Nuno Villa-Lobos, presidente do CAAD, garante que esse controle e fiscalização existem desde o início, já que as decisões sempre foram públicas — o que não acontece, por exemplo, nos tribunais de primeira instância do Estado. Além disso, o CAAD, diz Villa-Lobos, notifica o Ministério Público de todas as decisões. “Celebrámos, por iniciativa nossa, um protocolo com a Procuradoria-Geral da República, em 2018, o que fortaleceu mais os mecanismos de transparência e integridade.” A possibilidade de recurso das decisões também garante que os processos podem ser verificados, o que significa, diz Villa-Lobos, que o CAAD está integrado no sistema de justiça, o que contraria totalmente a ideia, “falsa e sem fundamento”, de que escapa ao controlo da legalidade.
O Centro acrescenta que recentemente foi celebrado recentemente novo protocolo com o Tribunal de Contas (TC), nos termos do qual, além da notificação das sentenças arbitrais, que já era feita, o CAAD passa a notificar o TC de todas as arbitragens entradas, especificando quem são as partes, os árbitros, qual é o objecto do litígio e o seu valor. “Assumimos a nossa responsabilidade por inteiro: as decisões do CAAD são rápidas, sim, mas também têm de ser tecnicamente fortes e têm de ser transparentes em todos os momentos.”
É por isso, diz Nuno Villa-Lobos, que a escolha dos árbitros “obedece a critérios cada vez mais exigentes” pensados “para evitar ao máximo” os potenciais conflitos de interesse que minam a confiança. O sorteio dos árbitros é público e é da exclusiva competência do Conselho Deontológico, liderado por um Ex-presidente do Supremo Tribunal Administrativo, acrescenta. “A arbitragem feita no CAAD devolve com sentido de exigência a responsabilidade confiada pelo Estado.”

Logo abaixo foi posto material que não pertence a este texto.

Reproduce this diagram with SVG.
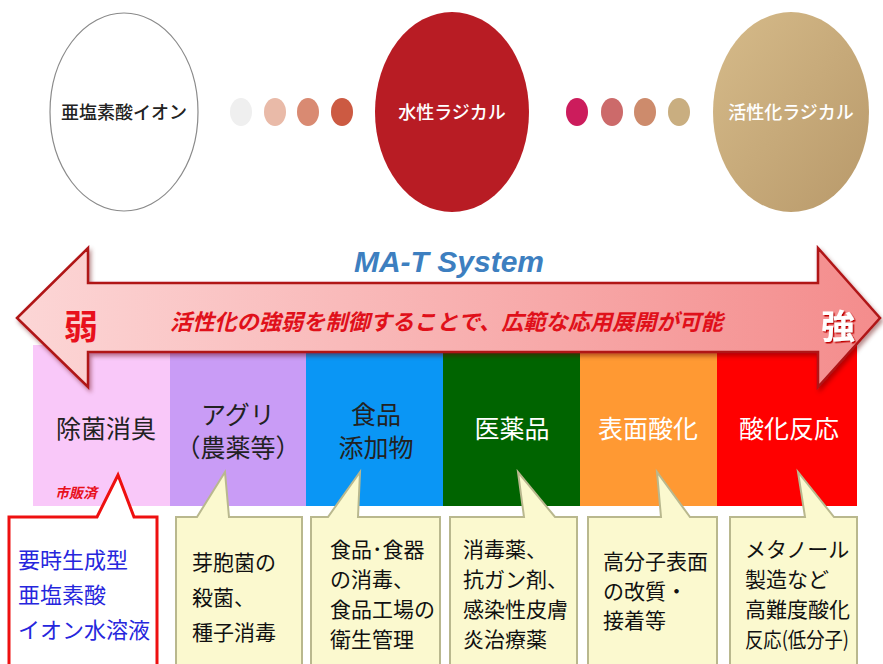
<svg xmlns="http://www.w3.org/2000/svg" width="883" height="664" viewBox="0 0 883 664">
<defs>
<linearGradient id="gold" x1="0" y1="0" x2="1" y2="1">
<stop offset="0" stop-color="#d6bb8a"/><stop offset="1" stop-color="#b8996a"/>
</linearGradient>
<linearGradient id="arrowFill" x1="0" y1="0" x2="1" y2="0">
<stop offset="0" stop-color="#fcd6d6"/><stop offset="1" stop-color="#f48c8c"/>
</linearGradient>
<filter id="sh" x="-5%" y="-10%" width="110%" height="130%">
<feDropShadow dx="2" dy="3" stdDeviation="2" flood-color="#600000" flood-opacity="0.45"/>
</filter>
<filter id="tsh" x="-20%" y="-20%" width="140%" height="140%">
<feDropShadow dx="1.5" dy="1.5" stdDeviation="0.6" flood-color="#c00000" flood-opacity="1"/>
</filter>
</defs>
<style>
text{font-family:"Noto Sans CJK JP","Noto Sans",sans-serif;}
.lbl{font-size:18px;text-anchor:middle;font-weight:500;}
.cat{font-size:25px;text-anchor:middle;}
.call{fill:#fbf9cf;stroke:#b9b88e;stroke-width:2;}
.ct{font-size:21px;fill:#111;}
</style>
<rect width="883" height="664" fill="#fff"/>

<g id="node-chlorite">
<ellipse cx="124" cy="112" rx="74" ry="99" fill="#fff" stroke="#8a8a8a" stroke-width="1.2"/>
<text class="lbl" x="124" y="119" fill="#222">亜塩素酸イオン</text>
</g>
<g id="dots-left">
<ellipse cx="241" cy="112" rx="11" ry="14" fill="#efefef"/>
<ellipse cx="275" cy="112" rx="11" ry="14" fill="#e9baa8"/>
<ellipse cx="308" cy="112" rx="11" ry="14" fill="#d98a72"/>
<ellipse cx="342" cy="112" rx="11" ry="14" fill="#cc5a42"/>
</g>
<g id="node-aqueous">
<ellipse cx="452" cy="112" rx="77" ry="100" fill="#b81c24"/>
<text class="lbl" x="452" y="119" fill="#fff">水性ラジカル</text>
</g>
<g id="dots-right">
<ellipse cx="577" cy="112" rx="11" ry="14" fill="#cc1c5c"/>
<ellipse cx="612" cy="112" rx="11" ry="14" fill="#cc6a6a"/>
<ellipse cx="645" cy="112" rx="11" ry="14" fill="#cd8b6c"/>
<ellipse cx="679" cy="112" rx="11" ry="14" fill="#c9ae80"/>
</g>
<g id="node-activated">
<ellipse cx="791" cy="112" rx="78" ry="100" fill="url(#gold)"/>
<text class="lbl" x="791" y="119" fill="#fff">活性化ラジカル</text>
</g>

<text x="449" y="272" font-size="30" font-weight="bold" font-style="italic" fill="#3d7fc0" text-anchor="middle" style="font-family:'Liberation Sans',Arial,sans-serif">MA-T System</text>

<g id="band">
<rect x="33" y="345" width="137" height="161" fill="#f9c8f9"/>
<rect x="170" y="345" width="136" height="161" fill="#c99cf6"/>
<rect x="306" y="345" width="137" height="161" fill="#0a96f5"/>
<rect x="443" y="345" width="137" height="161" fill="#006400"/>
<rect x="580" y="345" width="137" height="161" fill="#ff9933"/>
<rect x="717" y="345" width="140" height="161" fill="#ff0000"/>
</g>

<g id="arrow">
<polygon points="17,318 88,248 88,283 818,283 818,248 880,318 818,387 818,352 88,352 88,387" fill="url(#arrowFill)" stroke="#b01418" stroke-width="2.5" stroke-linejoin="miter" filter="url(#sh)"/>
<text x="81" y="339" font-size="34" font-weight="bold" fill="#e8101c" text-anchor="middle">弱</text>
<text x="838" y="339" font-size="34" font-weight="bold" fill="#fff" text-anchor="middle" filter="url(#tsh)">強</text>
<text x="170" y="330" font-size="22" font-style="italic" font-weight="bold" fill="#e0101a" textLength="553" lengthAdjust="spacingAndGlyphs">活性化の強弱を制御することで、広範な応用展開が可能</text>
</g>

<g id="cat-labels">
<text class="cat" x="106" y="438" fill="#222">除菌消臭</text>
<text class="cat" x="238" y="424" fill="#222">アグリ</text>
<text class="cat" x="238" y="457" fill="#222">（農薬等）</text>
<text class="cat" x="376" y="424" fill="#222">食品</text>
<text class="cat" x="376" y="457" fill="#222">添加物</text>
<text class="cat" x="512" y="438" fill="#fff">医薬品</text>
<text class="cat" x="648" y="438" fill="#fff">表面酸化</text>
<text class="cat" x="789" y="438" fill="#fff">酸化反応</text>
</g>

<text x="76" y="498" font-size="14" font-weight="bold" font-style="italic" fill="#e8101c" text-anchor="middle">市販済</text>

<g id="callout-1">
<path d="M9,517 H97 L118,475 L134,517 H157 V672 H9 Z" fill="#fff" stroke="#ee1010" stroke-width="3"/>
<text font-size="22" fill="#2626dd"><tspan x="18" y="568">要時生成型</tspan><tspan x="18" y="603">亜塩素酸</tspan><tspan x="18" y="638">イオン水溶液</tspan></text>
</g>
<g id="callout-2">
<path class="call" d="M176,517 H197 L225,472 L229,517 H302 V672 H176 Z"/>
<text class="ct" font-size="22"><tspan x="192" y="570">芽胞菌の</tspan><tspan x="192" y="605">殺菌、</tspan><tspan x="192" y="640">種子消毒</tspan></text>
</g>
<g id="callout-3">
<path class="call" d="M311,517 H328 L360,472 L358,517 H440 V672 H311 Z"/>
<text class="ct"><tspan x="330" y="557">食品･食器</tspan><tspan x="330" y="587">の消毒、</tspan><tspan x="330" y="617">食品工場の</tspan><tspan x="330" y="647">衛生管理</tspan></text>
</g>
<g id="callout-4">
<path class="call" d="M450,517 H524 L518,472 L555,517 H577 V672 H450 Z"/>
<text class="ct"><tspan x="463" y="557">消毒薬、</tspan><tspan x="463" y="587">抗ガン剤、</tspan><tspan x="463" y="617">感染性皮膚</tspan><tspan x="463" y="647">炎治療薬</tspan></text>
</g>
<g id="callout-5">
<path class="call" d="M588,517 H661 L657,472 L690,517 H717 V672 H588 Z"/>
<text class="ct"><tspan x="603" y="569">高分子表面</tspan><tspan x="603" y="599">の改質・</tspan><tspan x="603" y="628">接着等</tspan></text>
</g>
<g id="callout-6">
<path class="call" d="M730,517 H805 L798,472 L834,517 H857 V672 H730 Z"/>
<text class="ct"><tspan x="745" y="557">メタノール</tspan><tspan x="745" y="587">製造など</tspan><tspan x="745" y="617">高難度酸化</tspan><tspan x="745" y="647" textLength="104" lengthAdjust="spacingAndGlyphs">反応(低分子)</tspan></text>
</g>
</svg>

Villa-Lobos sublinha ainda que a maioria dos processos que entram no CAAD têm origem em pequenas e médias empresas, e microempresas, ou contribuintes singulares com processos relativos ao Imposto Único de Circulação (IUC) ou ao Imposto Sobre Veículos (ISV). “A resolução destes processos liberta dinheiro para essas pessoas ou para o Estado que, assim, deixa de estar parado. Além disso, o Estado poupa efectivamente milhões de euros em juros, já que as decisões no CAAD são rápidas.”
Os tribunais de antigamente, pesados e solenes, ponderados e lentos, onde juízes e procuradores ainda usam becas e advogados envergam togas, começaram a ser dispensáveis. E são cada vez mais dispensados. Esse é um facto consumado e inegável.
O CAAD parece estar a tentar garantir que não acontece à arbitragem administrativa o que de pior poderia acontecer: ser morta pela desconfiança. Todos os esforços que o CAAD tem feito no sentido de publicar as decisões e cooperar com as instituições, tentam, em suma, mostrar que esta arbitragem não é feita atrás de portas fechadas.
O CAAD percebeu que o futuro vai exigir à justiça arbitral a transparência sem a qual ela não tem credibilidade.
No fundo, o CAAD está a fazer com a arbitragem institucionalizada administrativa e tributária o oposto do que os sucessivos governos têm feito, e deixado fazer, com a arbitragem administrativa ad hoc — aquela que está prevista em cláusulas de contractos entre o Estado e privados, mas não se encontra ligada a centros institucionais de arbitragem.
Se isto é assim, por que razão as grandes arbitragens dos litígios do Estado com os particulares, como as parcerias público-privadas (PPP) não vão para o CAAD? Não é certamente por o limite de competência do CAAD ser de €10 milhões, pois esse limite só se aplica às arbitragens fiscais.
Quanto às arbitragens administrativas, não existe limitação. A pergunta tem uma resposta. Existe uma razão ponderosa para os grandes litígios não recorrerem ao CAAD: os privados, portugueses ou estrangeiros, tendem a não confiar num centro de arbitragem privada que foi criado pelo Estado. Ou seja, que, no fundo, é público. Veremos o que conseguem o tempo e talvez as alianças certas.
A arbitragem administrativa, enquanto privatização da justiça continuará a levantar problemas. A começar pela questão básica: como pode o cidadão confiar nos tribunais comuns se o próprio Estado foge deles? A confiança é o olho desse furacão.
Por enquanto, uma certeza: ame-o ou odeie-o, o CAAD está para ficar.